▶ _WHAT THIS TASK INVOLVES_: From the first line of the listing below, retype each line up to and including the one with "plt.rcParams['ytick.color'] = 'black'"; pictures stay out.

▶ _SUPPLIED MATERIAL_:
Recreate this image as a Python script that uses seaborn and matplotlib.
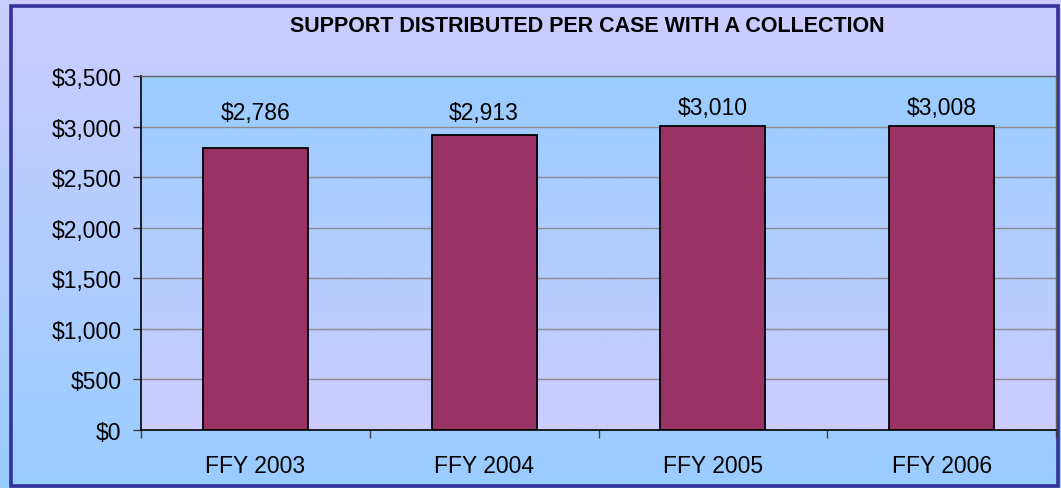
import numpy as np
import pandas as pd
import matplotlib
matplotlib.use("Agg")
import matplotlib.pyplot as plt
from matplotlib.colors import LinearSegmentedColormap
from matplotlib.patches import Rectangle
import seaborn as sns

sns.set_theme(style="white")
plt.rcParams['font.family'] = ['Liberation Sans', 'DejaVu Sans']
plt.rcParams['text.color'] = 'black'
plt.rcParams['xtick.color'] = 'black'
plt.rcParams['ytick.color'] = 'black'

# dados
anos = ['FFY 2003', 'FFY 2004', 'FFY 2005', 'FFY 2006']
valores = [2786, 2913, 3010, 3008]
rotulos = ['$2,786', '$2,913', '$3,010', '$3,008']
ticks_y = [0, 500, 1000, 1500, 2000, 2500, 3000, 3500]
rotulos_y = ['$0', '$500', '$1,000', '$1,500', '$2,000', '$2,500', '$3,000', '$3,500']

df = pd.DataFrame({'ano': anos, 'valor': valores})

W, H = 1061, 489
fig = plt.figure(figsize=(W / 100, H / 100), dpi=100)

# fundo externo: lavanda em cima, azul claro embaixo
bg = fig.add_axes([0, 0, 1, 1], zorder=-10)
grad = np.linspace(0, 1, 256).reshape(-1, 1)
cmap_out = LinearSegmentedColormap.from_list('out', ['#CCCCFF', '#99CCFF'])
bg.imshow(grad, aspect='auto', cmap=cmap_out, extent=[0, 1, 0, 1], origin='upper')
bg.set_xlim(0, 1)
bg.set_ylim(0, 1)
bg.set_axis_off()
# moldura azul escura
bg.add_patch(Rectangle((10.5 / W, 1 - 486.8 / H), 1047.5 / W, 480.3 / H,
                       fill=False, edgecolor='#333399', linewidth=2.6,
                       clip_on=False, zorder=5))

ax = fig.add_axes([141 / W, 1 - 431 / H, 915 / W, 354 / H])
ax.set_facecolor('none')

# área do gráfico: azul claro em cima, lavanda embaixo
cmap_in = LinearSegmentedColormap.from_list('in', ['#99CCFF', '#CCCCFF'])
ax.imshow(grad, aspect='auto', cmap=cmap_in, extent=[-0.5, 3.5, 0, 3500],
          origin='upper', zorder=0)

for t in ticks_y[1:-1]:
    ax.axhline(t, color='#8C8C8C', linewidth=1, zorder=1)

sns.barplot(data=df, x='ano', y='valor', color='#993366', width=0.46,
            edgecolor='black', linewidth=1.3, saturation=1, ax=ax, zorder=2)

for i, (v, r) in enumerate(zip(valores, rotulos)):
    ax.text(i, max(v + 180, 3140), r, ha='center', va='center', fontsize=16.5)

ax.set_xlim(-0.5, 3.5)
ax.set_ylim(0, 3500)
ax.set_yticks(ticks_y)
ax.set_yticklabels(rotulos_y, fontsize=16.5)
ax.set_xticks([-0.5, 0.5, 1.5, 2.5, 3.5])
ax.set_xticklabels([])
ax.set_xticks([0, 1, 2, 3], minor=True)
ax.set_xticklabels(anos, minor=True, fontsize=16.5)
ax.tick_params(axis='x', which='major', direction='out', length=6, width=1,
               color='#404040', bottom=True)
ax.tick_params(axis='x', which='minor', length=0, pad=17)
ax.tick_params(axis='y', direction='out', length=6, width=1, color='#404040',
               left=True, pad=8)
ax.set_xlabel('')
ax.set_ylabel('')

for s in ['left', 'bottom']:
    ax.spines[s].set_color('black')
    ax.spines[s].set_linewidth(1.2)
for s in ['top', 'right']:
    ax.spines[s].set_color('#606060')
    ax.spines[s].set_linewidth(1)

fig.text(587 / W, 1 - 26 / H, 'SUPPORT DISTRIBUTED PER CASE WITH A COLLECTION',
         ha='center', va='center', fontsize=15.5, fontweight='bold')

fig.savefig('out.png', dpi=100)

▶ _SOLUTION TO THIS PROBLEM_:
Recreate this image as a Python script that uses seaborn and matplotlib.
import numpy as np
import pandas as pd
import matplotlib
matplotlib.use("Agg")
import matplotlib.pyplot as plt
from matplotlib.colors import LinearSegmentedColormap
from matplotlib.patches import Rectangle
import seaborn as sns

sns.set_theme(style="white")
plt.rcParams['font.family'] = ['Liberation Sans', 'DejaVu Sans']
plt.rcParams['text.color'] = 'black'
plt.rcParams['xtick.color'] = 'black'
plt.rcParams['ytick.color'] = 'black'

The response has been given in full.